## AIM OF THE EXERCISE
Copy all the data exactly, except the pictures.

## DATA EXTRACT
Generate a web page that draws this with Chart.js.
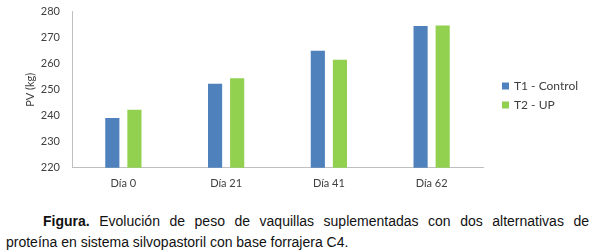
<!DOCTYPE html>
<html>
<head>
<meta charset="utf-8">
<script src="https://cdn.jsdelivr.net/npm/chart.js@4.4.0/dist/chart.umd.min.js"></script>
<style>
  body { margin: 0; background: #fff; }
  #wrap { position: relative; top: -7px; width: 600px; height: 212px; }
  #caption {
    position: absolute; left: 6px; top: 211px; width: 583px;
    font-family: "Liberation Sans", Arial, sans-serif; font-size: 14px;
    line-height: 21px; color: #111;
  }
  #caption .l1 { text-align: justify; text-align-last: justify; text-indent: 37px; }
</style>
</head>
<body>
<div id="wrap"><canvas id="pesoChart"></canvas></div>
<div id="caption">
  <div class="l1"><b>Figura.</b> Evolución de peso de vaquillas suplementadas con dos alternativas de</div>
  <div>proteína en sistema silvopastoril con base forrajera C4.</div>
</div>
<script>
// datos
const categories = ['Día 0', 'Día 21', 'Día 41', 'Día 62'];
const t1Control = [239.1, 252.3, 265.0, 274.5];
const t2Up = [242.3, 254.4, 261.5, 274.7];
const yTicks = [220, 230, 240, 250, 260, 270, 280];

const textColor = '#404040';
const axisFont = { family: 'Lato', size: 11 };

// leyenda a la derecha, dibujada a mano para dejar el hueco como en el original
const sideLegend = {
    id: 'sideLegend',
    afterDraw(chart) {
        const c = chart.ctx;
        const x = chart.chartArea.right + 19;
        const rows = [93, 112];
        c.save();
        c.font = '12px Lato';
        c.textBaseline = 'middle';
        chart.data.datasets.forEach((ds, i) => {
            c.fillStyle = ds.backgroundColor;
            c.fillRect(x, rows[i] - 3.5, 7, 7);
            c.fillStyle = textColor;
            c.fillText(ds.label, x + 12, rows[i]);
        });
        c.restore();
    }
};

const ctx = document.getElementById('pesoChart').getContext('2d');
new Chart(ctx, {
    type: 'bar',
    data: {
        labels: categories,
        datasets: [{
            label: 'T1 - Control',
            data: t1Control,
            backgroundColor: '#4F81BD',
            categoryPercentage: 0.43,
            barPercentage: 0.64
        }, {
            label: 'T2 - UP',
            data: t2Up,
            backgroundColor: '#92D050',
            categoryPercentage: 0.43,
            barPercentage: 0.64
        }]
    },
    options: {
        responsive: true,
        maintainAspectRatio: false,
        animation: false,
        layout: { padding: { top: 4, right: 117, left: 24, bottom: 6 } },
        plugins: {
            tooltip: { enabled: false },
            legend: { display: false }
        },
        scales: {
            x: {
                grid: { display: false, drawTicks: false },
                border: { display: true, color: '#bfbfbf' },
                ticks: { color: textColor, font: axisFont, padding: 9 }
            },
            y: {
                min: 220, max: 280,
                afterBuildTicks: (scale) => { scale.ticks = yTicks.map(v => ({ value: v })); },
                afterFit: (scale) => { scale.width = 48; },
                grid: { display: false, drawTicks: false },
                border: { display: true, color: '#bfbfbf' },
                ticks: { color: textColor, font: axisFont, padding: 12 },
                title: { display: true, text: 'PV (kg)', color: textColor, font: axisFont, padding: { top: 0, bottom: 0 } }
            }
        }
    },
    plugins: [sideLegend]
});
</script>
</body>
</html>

## RESPONSE TO THIS EXERCISE
Generate a web page that draws this with Chart.js.
<!DOCTYPE html>
<html>
<head>
<meta charset="utf-8">
<script src="https://cdn.jsdelivr.net/npm/chart.js@4.4.0/dist/chart.umd.min.js"></script>
<style>
  body { margin: 0; background: #fff; }
  #wrap { position: relative; top: -7px; width: 600px; height: 212px; }
  #caption {
    position: absolute; left: 6px; top: 211px; width: 583px;
    font-family: "Liberation Sans", Arial, sans-serif; font-size: 14px;
    line-height: 21px; color: #111;
  }
  #caption .l1 { text-align: justify; text-align-last: justify; text-indent: 37px; }
</style>
</head>
<body>
<div id="wrap"><canvas id="pesoChart"></canvas></div>
<div id="caption">
  <div class="l1"><b>Figura.</b> Evolución de peso de vaquillas suplementadas con dos alternativas de</div>
  <div>proteína en sistema silvopastoril con base forrajera C4.</div>
</div>
<script>
// datos
const categories = ['Día 0', 'Día 21', 'Día 41', 'Día 62'];
const t1Control = [239.1, 252.3, 265.0, 274.5];
const t2Up = [242.3, 254.4, 261.5, 274.7];
const yTicks = [220, 230, 240, 250, 260, 270, 280];

const textColor = '#404040';
const axisFont = { family: 'Lato', size: 11 };

// leyenda a la derecha, dibujada a mano para dejar el hueco como en el original
const sideLegend = {
    id: 'sideLegend',
    afterDraw(chart) {
        const c = chart.ctx;
        const x = chart.chartArea.right + 19;
        const rows = [93, 112];
        c.save();
        c.font = '12px Lato';
        c.textBaseline = 'middle';
        chart.data.datasets.forEach((ds, i) => {
            c.fillStyle = ds.backgroundColor;
            c.fillRect(x, rows[i] - 3.5, 7, 7);
            c.fillStyle = textColor;
            c.fillText(ds.label, x + 12, rows[i]);
        });
        c.restore();
    }
};

const ctx = document.getElementById('pesoChart').getContext('2d');
new Chart(ctx, {
    type: 'bar',
    data: {
        labels: categories,
        datasets: [{
            label: 'T1 - Control',
            data: t1Control,
            backgroundColor: '#4F81BD',
            categoryPercentage: 0.43,
            barPercentage: 0.64
        }, {
            label: 'T2 - UP',
            data: t2Up,
            backgroundColor: '#92D050',
            categoryPercentage: 0.43,
            barPercentage: 0.64
        }]
    },
    options: {
        responsive: true,
        maintainAspectRatio: false,
        animation: false,
        layout: { padding: { top: 4, right: 117, left: 24, bottom: 6 } },
        plugins: {
            tooltip: { enabled: false },
            legend: { display: false }
        },
        scales: {
            x: {
                grid: { display: false, drawTicks: false },
                border: { display: true, color: '#bfbfbf' },
                ticks: { color: textColor, font: axisFont, padding: 9 }
            },
            y: {
                min: 220, max: 280,
                afterBuildTicks: (scale) => { scale.ticks = yTicks.map(v => ({ value: v })); },
                afterFit: (scale) => { scale.width = 48; },
                grid: { display: false, drawTicks: false },
                border: { display: true, color: '#bfbfbf' },
                ticks: { color: textColor, font: axisFont, padding: 12 },
                title: { display: true, text: 'PV (kg)', color: textColor, font: axisFont, padding: { top: 0, bottom: 0 } }
            }
        }
    },
    plugins: [sideLegend]
});
</script>
</body>
</html>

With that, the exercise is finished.